Working on a Mini Cooper S. It has a master cylinder that is really stubby, looks like this:
It had the usual split diagonal brake system with 6mm lines to the ABS unit and 4.75mm lines out to the wheels. Brake piston diameters were 48mm front and 34mm rear.
I say "were" because the car now is getting calipers with "54mm" (2 1/8") pistons in the front and "38mm" (1 1/2") in the rear. That is one thing. The other thing is that, to make life and plumbing a lot easier for the hydraulic handbrake, the system will be changed to a front/rear split. Front brakes getting 1/4" line to a tee and then 3/16" out to the calipers, rears will be 3/16" all the way back since I know from experience that works just fine.
What I don't know from experience is how well one of these little stubby master cylinders works stroke-wise once one circuit is no longer feeding a 48mm and a 34mm caliper and is instead feeding two 54mm calipers. I can't see it running out of travel, but I also have never used an "even volume" master on a front/rear split before, and if I am going to change anything now is the time.
I suppose it could also just be a case of way overthinking things...
I'd imagine (and I'm interested to see Angry's input) that the current master has equal output on each circuit which would/should now give you more rear bias, requiring a proportioning valve on that circuit. Unless there is a stock proportioning valve still in the system that I'd imagine could work for you.
No proportioning valve (initially) since Subaru, the brake donor, tend to be excessively forward biased. I also just remove them on my Mazdas and the brakes work better because Mazda was excessively forward biased.
More trivia. The Mini master cylinder is .875" bore, the Subaru had a 1" bore (!), which was the smaller of the two options (!!). This is really curious because Subaru have generally always had really soft, mushy brake feel, I didn't realize they used master cylinders that large. They must make it up with brake assist. I have the brake pedal from the Subaru in the parts pile, now I am really, really curious what the pedal ratios are.

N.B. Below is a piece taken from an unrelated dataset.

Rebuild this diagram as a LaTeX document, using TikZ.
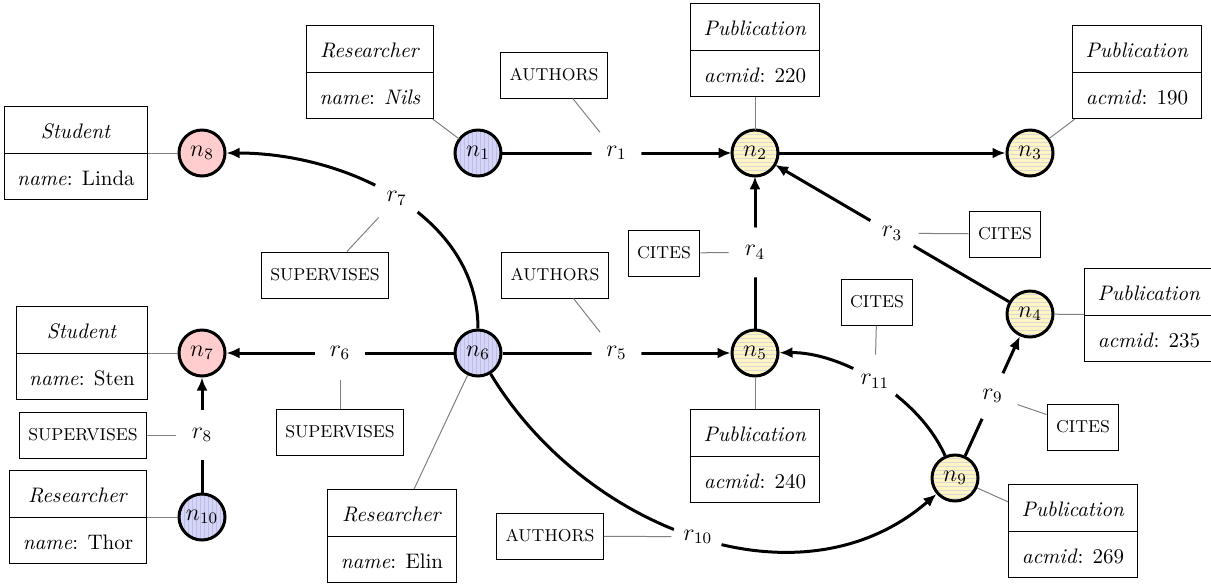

In reply to Pete. (l33t FS) :
The mush in the Subaru pedal feel could be due to other things like flex in the caliper assemblies, brake soft lines, etc.

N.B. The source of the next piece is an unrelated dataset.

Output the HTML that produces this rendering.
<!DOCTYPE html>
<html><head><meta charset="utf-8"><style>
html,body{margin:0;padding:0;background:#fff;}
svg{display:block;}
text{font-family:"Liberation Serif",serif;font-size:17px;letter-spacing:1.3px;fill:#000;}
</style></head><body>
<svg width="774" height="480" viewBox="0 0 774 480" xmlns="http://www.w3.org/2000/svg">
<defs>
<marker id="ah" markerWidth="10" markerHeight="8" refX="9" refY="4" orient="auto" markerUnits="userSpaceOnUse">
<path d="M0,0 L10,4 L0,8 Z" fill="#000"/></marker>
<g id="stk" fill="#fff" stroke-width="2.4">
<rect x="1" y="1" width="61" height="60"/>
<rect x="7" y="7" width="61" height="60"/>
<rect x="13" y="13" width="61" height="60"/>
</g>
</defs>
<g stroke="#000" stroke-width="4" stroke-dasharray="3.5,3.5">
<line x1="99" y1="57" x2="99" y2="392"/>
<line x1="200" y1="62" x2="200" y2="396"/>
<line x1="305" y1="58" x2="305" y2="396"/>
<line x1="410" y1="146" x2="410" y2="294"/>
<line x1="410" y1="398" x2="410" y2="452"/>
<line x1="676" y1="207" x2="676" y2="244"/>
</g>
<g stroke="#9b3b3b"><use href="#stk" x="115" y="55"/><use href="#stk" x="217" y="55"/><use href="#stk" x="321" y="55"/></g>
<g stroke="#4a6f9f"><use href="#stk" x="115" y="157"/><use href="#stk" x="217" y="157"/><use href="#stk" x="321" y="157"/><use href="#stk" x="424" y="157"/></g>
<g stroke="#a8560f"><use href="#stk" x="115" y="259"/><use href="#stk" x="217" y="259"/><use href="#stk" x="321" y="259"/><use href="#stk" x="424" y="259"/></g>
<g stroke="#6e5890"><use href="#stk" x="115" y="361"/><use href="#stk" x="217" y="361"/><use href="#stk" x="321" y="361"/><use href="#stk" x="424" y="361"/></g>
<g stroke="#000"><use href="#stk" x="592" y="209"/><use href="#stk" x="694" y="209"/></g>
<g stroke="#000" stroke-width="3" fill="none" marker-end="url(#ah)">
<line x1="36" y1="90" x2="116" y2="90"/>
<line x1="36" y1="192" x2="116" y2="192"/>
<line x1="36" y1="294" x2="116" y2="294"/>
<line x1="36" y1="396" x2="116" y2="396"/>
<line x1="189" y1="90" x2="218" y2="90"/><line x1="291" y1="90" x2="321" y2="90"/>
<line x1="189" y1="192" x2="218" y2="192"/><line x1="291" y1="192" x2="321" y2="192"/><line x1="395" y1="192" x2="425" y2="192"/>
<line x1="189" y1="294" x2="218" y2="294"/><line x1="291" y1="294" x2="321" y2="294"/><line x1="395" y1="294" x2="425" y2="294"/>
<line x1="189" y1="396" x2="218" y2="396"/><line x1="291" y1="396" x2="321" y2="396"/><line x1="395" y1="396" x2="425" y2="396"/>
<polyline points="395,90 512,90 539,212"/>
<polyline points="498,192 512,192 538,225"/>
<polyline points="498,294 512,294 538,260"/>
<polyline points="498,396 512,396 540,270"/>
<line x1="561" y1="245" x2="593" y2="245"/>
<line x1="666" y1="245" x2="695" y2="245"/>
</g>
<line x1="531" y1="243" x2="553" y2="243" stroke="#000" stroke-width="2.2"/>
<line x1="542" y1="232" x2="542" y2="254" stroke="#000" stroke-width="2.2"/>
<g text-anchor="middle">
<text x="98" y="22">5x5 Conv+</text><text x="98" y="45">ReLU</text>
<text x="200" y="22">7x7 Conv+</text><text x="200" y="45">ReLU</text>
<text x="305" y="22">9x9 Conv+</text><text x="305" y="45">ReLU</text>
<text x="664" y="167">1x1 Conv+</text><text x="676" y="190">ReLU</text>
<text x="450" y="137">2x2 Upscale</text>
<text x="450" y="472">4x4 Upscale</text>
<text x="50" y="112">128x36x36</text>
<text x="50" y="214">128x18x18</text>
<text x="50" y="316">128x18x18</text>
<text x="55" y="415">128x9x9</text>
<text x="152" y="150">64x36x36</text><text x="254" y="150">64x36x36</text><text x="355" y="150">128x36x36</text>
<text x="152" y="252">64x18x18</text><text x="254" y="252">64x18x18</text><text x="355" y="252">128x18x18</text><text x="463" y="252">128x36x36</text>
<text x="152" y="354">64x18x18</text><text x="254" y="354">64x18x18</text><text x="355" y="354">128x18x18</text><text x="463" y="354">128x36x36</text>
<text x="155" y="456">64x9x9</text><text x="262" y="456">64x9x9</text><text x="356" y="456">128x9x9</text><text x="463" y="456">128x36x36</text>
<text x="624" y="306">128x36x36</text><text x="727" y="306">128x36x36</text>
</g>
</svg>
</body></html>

Flex in the booster itself...
...BMW E90s are front/rear split and they use the same master cylinder. With different bore sizes, in case I need to play with that.
Moving on...
Simplified calculation to compare volumes:
Old diagonal circuit 1: ((48)^2 )+((34)^2) = 3460
Old diagonal circuit 2 = same
New front circuit = ((54)^2)+((54)^2) = 5832
New = (5832/3460) = 1.68x old
My experience: we generally select master cylinders with about 2x the circuit volumes, to allow for variations in friction vs temp (ie fade), humidity, etc.
My opinion: your proposed new arrangement only has 15% volume reserve for output variation on the front circuit. That assumes the Mini MC followed the 2x rule. I would not run that on the street. I also wouldn't run that on a track car. It might be OK for autocross.

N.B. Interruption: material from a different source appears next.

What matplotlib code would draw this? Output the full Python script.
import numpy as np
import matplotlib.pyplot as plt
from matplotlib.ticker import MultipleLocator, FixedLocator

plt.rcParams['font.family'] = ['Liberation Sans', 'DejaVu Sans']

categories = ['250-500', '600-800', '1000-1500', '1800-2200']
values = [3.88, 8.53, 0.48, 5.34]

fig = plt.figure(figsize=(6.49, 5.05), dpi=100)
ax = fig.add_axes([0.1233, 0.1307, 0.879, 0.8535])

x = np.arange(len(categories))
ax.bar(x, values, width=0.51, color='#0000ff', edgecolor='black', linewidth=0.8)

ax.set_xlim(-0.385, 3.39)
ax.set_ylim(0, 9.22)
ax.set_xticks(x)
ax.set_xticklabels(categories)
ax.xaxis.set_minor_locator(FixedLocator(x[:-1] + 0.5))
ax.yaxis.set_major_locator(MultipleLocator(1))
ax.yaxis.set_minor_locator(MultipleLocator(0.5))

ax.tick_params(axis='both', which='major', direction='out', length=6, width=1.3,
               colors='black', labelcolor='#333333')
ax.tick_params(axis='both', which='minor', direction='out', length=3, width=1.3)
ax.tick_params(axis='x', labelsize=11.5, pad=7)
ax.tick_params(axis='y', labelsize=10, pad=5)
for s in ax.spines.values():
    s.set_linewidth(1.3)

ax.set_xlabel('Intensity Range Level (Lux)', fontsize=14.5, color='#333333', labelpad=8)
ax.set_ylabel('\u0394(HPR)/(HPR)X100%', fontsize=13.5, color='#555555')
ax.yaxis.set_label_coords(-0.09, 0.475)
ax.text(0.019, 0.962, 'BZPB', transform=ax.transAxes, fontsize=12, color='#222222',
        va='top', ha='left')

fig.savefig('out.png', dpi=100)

Options: find a car that was front/rear split with 54mm front calipers, and check the bore and stroke of that MC, and use that info to guide your choice.
I think I see what you are getting at, thanks. Very useful info.
The E46 (not E90, my bad) 325i uses this master cylinder with a .937 bore (15/16" just like God and Girling intended) and 54mm front pistons, 40mm rear.
Since there is a bolt in way forward if this does not work, I'll go with what I got for now and if the pedal is crap, I'll worry about it then. Application is not for street, track, or autocross, and I fully expect the power brake booster to be depleted on a regular basis so having some additional hydraulic leverage may not be unwelcome.
This is one of the few times that a BOLT IN solution actually exists for this car
Just because I said I would.
The Mini brake pedal has a truly atrocious 3.5:1 pedal ratio (a tad under 3" to pushrod, roughly 10.5" to middle of pedal).
The Subaru brake pedal, on the other hand, has a merely icky 3.9ish:1 pedal ratio. 2.5" to a little under 10".
I drilled out my '81's pedal for a 7:1 ratio in anticipation of converting to manual brakes... stock is 4.5:1 and it sucks when the booster is empty.